We have endeavored to weigh the authorities well. As a result, we are persuaded not only that the weight of authority is in favor of the conclusion herein announced, but what is more important, we think our conclusions are in accord with right reason and even-handed justice — and that in law " is the immediate jewel of the soul."
Something is said in the briefs about the difficulty or impossibility of restoring the status quo ante. That difficulty, if it exists, is the result of an attempt to wrest the law from its purpose, as we construe it, and to violate its spirit while professing to observe its letter. Such attempts do not commend themselves to the indulgence, nor deserve the assistance of the court. But we think the difficulty is exaggerated. The St. Joseph Company is in undisputed ascendency in both corporations, and we incline to the belief that it has loosed no force which it cannot bind.
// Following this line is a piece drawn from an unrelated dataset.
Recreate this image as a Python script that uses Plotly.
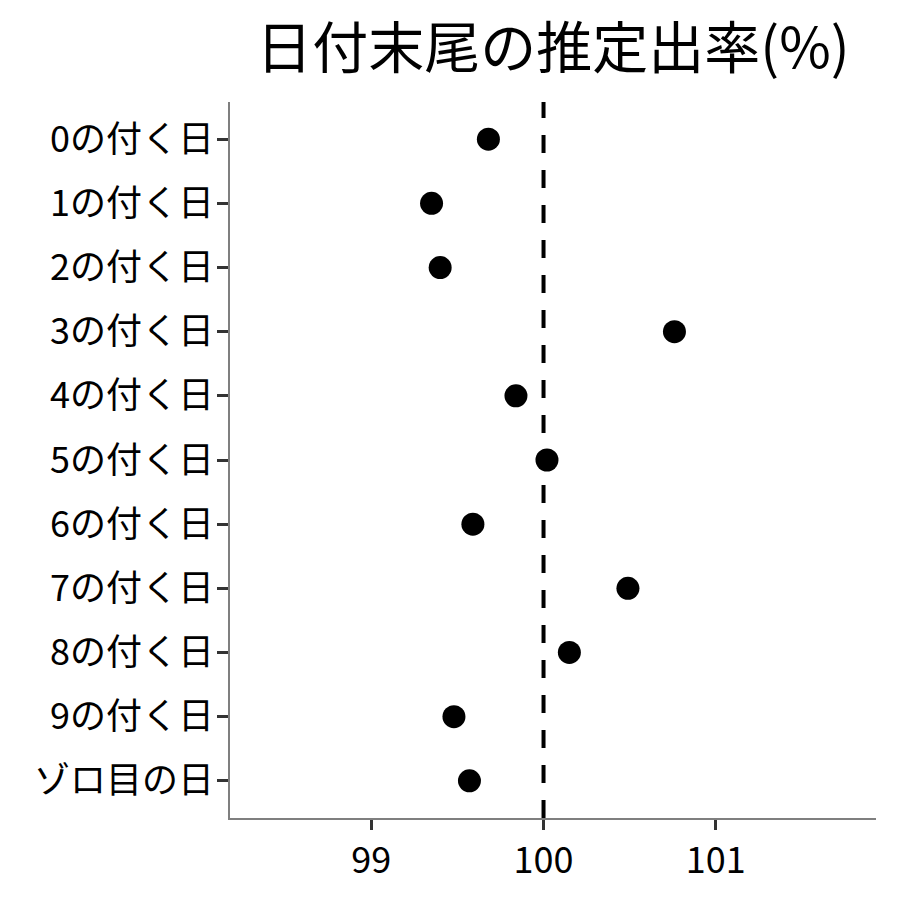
import plotly.graph_objects as go

categories = ["0の付く日", "1の付く日", "2の付く日", "3の付く日", "4の付く日",
              "5の付く日", "6の付く日", "7の付く日", "8の付く日", "9の付く日", "ゾロ目の日"]
values = [99.68, 99.35, 99.40, 100.76, 99.84, 100.02, 99.59, 100.49, 100.15, 99.48, 99.57]
x_ticks = [99, 100, 101]
ref_value = 100

FONT = "Noto Sans CJK JP"

fig = go.Figure()
fig.add_trace(go.Scatter(
    x=values, y=categories, mode="markers",
    marker=dict(color="black", size=23),
    showlegend=False, hoverinfo="x+y",
))

fig.add_shape(type="line", xref="x", yref="paper", x0=ref_value, x1=ref_value, y0=0, y1=1,
              layer="below", line=dict(color="black", width=4, dash="18px,17px"))

fig.update_layout(
    width=900, height=900,
    paper_bgcolor="white", plot_bgcolor="white",
    margin=dict(l=222, r=32, t=94, b=90),
    title=dict(text="日付末尾の推定出率(%)", x=0.5, xref="paper", xanchor="center",
               y=0.955, yref="container", yanchor="middle",
               font=dict(family=FONT, size=56, color="black")),
    font=dict(family=FONT, color="black"),
)
fig.update_xaxes(
    range=[98.18, 101.93], tickvals=x_ticks, ticktext=[str(t) for t in x_ticks],
    showgrid=False, zeroline=False, showline=True, linecolor="#7f7f7f", linewidth=1.5,
    ticks="outside", ticklen=10, tickwidth=3, tickcolor="#333333",
    tickfont=dict(family=FONT, size=36, color="black"),
)
fig.update_yaxes(
    type="category", categoryorder="array", categoryarray=categories,
    range=[10.58, -0.58], showgrid=False, zeroline=False,
    showline=True, linecolor="#7f7f7f", linewidth=1.5,
    ticks="outside", ticklen=11, tickwidth=3, tickcolor="#333333",
    ticklabelstandoff=-4,
    tickfont=dict(family=FONT, size=36, color="black"),
)

fig.write_html("out.html")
Both corporations have always been closely allied and dominated by certain "family groups." There seems to have been no material shifting of power. But these questions we do not now hold in judgment. Numerous and interesting questions which we have not discussed have been ably briefed and argued in briefs aggregating nearly one thousand pages. These questions it is not now necessary to decide, and prudence dictates that we should reserve our views upon them until their determination becomes necessary.
After careful study, we have come, not without difficulty, but at last with confidence, to the conclusion that, for the reasons stated, this cause should be reversed. It is so ordered. All concur; Williams J., in the result. Woodson, J., absent.